(Dataset items)
• • •
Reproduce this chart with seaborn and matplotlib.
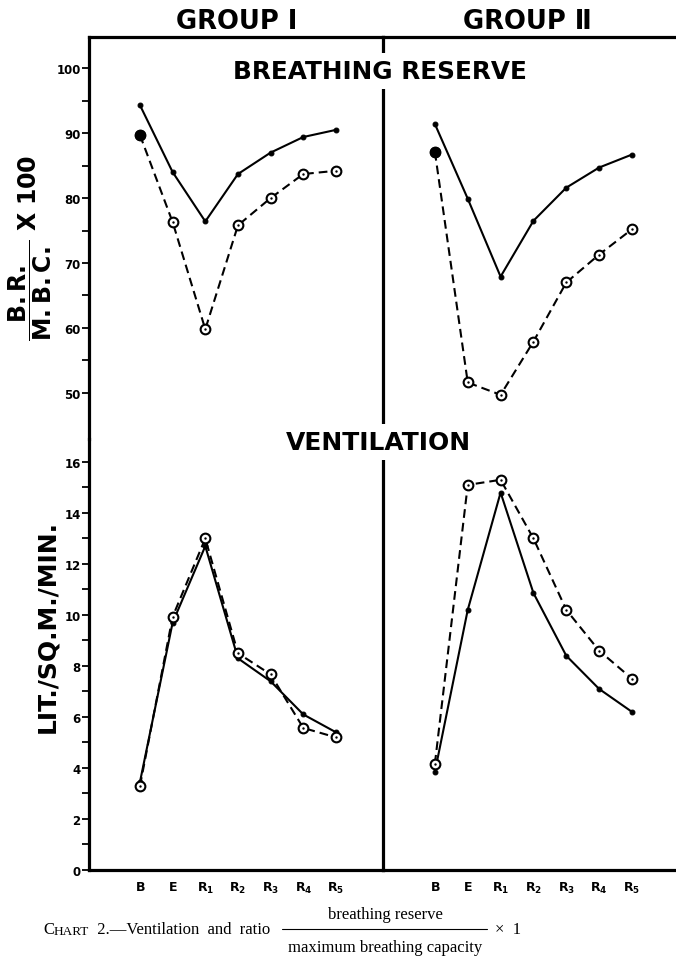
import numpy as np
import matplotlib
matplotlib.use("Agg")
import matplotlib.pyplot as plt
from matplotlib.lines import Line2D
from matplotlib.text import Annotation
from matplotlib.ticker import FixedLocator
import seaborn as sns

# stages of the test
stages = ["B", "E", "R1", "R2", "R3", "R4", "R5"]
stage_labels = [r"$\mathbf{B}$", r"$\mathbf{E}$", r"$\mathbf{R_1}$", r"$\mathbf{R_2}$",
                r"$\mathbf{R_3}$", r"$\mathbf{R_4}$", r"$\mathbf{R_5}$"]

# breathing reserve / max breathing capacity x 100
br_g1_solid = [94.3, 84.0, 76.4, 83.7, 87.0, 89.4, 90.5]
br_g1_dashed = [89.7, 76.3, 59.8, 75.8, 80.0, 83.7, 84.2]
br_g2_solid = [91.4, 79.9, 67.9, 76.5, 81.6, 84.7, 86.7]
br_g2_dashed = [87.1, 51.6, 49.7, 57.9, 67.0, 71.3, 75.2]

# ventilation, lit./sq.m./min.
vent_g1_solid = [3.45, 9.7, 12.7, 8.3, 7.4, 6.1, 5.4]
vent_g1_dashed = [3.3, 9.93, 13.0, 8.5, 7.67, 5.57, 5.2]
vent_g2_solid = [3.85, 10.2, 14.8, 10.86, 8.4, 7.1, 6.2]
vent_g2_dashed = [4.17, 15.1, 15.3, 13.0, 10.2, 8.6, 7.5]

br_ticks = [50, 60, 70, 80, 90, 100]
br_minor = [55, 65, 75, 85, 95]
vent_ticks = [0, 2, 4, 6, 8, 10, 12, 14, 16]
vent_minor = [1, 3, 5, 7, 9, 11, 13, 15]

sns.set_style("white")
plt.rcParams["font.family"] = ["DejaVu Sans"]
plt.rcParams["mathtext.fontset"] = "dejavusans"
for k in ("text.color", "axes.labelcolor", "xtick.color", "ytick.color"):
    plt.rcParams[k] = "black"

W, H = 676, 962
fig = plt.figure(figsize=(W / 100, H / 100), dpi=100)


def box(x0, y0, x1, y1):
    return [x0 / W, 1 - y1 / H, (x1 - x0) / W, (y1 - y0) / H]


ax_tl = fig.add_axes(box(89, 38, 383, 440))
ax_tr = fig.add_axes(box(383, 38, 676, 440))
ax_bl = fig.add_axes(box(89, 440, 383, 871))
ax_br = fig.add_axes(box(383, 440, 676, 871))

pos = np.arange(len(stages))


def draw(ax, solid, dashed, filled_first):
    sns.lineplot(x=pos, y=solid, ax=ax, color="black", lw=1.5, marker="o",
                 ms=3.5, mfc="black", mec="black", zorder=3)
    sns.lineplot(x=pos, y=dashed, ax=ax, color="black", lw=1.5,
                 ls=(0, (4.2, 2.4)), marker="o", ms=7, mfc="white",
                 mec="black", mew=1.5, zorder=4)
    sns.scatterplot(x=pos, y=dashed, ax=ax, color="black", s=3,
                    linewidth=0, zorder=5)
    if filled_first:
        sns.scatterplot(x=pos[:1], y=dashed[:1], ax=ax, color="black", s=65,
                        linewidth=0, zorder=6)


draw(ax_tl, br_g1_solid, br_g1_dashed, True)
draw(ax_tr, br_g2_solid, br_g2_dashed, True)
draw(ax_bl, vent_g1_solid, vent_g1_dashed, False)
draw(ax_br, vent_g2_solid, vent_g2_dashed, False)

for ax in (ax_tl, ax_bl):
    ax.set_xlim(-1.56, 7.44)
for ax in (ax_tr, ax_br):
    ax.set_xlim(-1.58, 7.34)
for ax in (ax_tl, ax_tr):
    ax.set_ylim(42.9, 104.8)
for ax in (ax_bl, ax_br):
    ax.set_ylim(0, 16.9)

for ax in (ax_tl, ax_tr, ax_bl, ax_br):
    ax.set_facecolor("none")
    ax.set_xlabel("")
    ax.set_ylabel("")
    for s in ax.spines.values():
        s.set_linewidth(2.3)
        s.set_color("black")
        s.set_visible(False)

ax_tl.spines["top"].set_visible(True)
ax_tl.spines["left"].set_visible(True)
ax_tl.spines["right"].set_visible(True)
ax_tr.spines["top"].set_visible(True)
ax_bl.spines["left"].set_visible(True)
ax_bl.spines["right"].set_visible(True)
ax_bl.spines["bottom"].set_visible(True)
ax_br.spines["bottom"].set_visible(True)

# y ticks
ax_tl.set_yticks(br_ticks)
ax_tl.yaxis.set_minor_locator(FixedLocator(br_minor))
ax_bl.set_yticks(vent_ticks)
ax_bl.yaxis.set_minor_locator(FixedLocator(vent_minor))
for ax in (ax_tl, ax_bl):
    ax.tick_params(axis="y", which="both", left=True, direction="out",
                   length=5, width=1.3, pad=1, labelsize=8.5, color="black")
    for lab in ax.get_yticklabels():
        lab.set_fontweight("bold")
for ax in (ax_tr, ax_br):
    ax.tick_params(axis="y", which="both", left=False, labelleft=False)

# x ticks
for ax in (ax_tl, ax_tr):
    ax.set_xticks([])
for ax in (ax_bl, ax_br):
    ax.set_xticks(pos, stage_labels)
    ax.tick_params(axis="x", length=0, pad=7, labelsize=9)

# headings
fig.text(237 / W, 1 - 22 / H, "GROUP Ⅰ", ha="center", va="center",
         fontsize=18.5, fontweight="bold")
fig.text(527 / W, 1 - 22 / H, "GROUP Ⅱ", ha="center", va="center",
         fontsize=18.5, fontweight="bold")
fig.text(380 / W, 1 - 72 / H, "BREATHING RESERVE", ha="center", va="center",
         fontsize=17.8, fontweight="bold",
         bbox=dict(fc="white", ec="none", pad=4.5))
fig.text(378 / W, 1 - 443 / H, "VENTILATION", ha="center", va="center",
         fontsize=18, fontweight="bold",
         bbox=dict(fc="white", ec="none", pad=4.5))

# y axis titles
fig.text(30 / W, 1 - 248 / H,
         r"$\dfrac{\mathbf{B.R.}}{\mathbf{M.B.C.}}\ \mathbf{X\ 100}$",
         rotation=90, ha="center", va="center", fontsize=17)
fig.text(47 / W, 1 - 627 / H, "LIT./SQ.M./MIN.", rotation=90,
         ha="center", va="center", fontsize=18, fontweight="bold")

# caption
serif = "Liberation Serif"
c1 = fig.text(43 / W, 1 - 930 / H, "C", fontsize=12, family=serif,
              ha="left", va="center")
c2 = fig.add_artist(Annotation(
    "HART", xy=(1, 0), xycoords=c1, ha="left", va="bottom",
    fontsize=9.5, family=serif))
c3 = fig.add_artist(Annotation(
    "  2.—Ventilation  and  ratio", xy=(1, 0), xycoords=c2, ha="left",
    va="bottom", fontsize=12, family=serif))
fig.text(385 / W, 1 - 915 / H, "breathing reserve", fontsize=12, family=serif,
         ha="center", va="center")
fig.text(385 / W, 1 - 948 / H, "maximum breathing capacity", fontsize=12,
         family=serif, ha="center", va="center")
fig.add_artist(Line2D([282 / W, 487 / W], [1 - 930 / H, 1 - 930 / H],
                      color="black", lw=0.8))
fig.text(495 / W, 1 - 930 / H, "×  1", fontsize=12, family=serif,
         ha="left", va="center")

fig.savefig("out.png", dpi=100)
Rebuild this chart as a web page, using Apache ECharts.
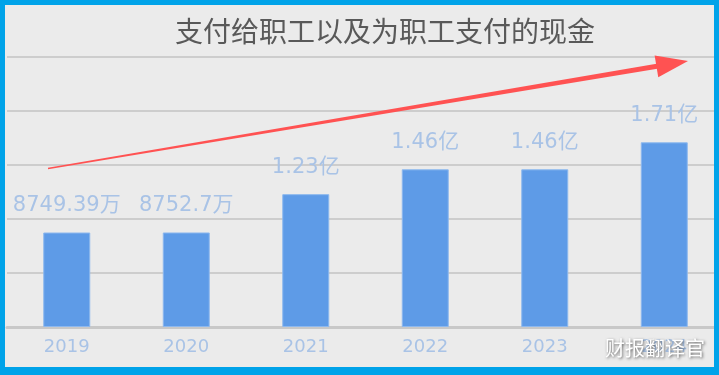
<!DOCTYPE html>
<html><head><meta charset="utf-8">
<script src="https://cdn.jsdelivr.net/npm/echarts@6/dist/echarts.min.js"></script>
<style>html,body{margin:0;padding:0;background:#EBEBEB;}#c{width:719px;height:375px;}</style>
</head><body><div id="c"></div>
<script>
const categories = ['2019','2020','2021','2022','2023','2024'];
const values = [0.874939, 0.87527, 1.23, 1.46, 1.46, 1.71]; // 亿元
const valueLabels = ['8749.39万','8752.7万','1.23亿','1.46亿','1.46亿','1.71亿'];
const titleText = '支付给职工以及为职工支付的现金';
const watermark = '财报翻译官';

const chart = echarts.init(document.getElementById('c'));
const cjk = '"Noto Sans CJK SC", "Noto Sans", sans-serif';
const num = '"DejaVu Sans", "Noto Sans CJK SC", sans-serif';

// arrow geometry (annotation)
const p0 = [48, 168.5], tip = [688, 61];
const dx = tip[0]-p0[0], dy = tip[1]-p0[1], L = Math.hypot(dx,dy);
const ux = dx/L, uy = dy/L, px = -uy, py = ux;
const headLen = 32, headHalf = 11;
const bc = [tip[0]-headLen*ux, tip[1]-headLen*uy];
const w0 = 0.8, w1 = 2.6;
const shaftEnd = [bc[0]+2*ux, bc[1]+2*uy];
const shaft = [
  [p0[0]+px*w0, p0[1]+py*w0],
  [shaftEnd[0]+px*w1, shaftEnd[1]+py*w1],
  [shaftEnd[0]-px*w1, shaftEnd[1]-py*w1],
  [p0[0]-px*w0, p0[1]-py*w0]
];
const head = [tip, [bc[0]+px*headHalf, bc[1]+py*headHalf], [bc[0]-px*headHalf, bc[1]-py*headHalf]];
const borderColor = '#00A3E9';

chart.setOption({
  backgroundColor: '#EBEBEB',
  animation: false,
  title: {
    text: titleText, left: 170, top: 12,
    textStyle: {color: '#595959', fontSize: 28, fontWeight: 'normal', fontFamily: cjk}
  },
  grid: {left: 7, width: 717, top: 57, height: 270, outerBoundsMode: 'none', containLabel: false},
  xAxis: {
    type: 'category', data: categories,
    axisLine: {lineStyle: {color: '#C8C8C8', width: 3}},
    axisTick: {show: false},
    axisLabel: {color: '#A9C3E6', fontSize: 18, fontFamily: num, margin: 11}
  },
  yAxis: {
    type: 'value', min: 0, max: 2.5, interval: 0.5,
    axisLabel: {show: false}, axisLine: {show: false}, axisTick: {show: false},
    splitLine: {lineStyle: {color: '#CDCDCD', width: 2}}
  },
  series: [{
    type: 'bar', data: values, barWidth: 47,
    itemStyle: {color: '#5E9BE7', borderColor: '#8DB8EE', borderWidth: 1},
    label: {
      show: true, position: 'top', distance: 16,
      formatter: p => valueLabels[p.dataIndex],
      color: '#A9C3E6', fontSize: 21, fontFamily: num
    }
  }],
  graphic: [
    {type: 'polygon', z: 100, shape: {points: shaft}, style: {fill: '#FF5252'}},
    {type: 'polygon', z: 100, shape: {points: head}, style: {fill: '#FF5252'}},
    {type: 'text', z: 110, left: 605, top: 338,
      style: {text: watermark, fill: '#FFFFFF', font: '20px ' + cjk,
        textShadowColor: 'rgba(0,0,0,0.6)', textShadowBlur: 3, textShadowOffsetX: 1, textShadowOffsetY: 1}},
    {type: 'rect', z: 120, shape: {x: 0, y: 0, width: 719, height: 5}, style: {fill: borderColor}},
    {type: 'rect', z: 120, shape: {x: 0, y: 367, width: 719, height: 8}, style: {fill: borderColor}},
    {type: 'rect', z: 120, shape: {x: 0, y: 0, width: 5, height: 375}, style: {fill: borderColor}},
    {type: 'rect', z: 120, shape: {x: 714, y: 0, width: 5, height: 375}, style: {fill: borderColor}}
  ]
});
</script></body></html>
• • •
■ **DO THIS**: Give again, word for word, every line from the top of the data through the line with "import seaborn as sns", both ends included, and exclude the pictures.

■ **RESULT OF THIS TASK**:
Reproduce this chart with seaborn and matplotlib.
import numpy as np
import matplotlib
matplotlib.use("Agg")
import matplotlib.pyplot as plt
from matplotlib.lines import Line2D
from matplotlib.text import Annotation
from matplotlib.ticker import FixedLocator
import seaborn as sns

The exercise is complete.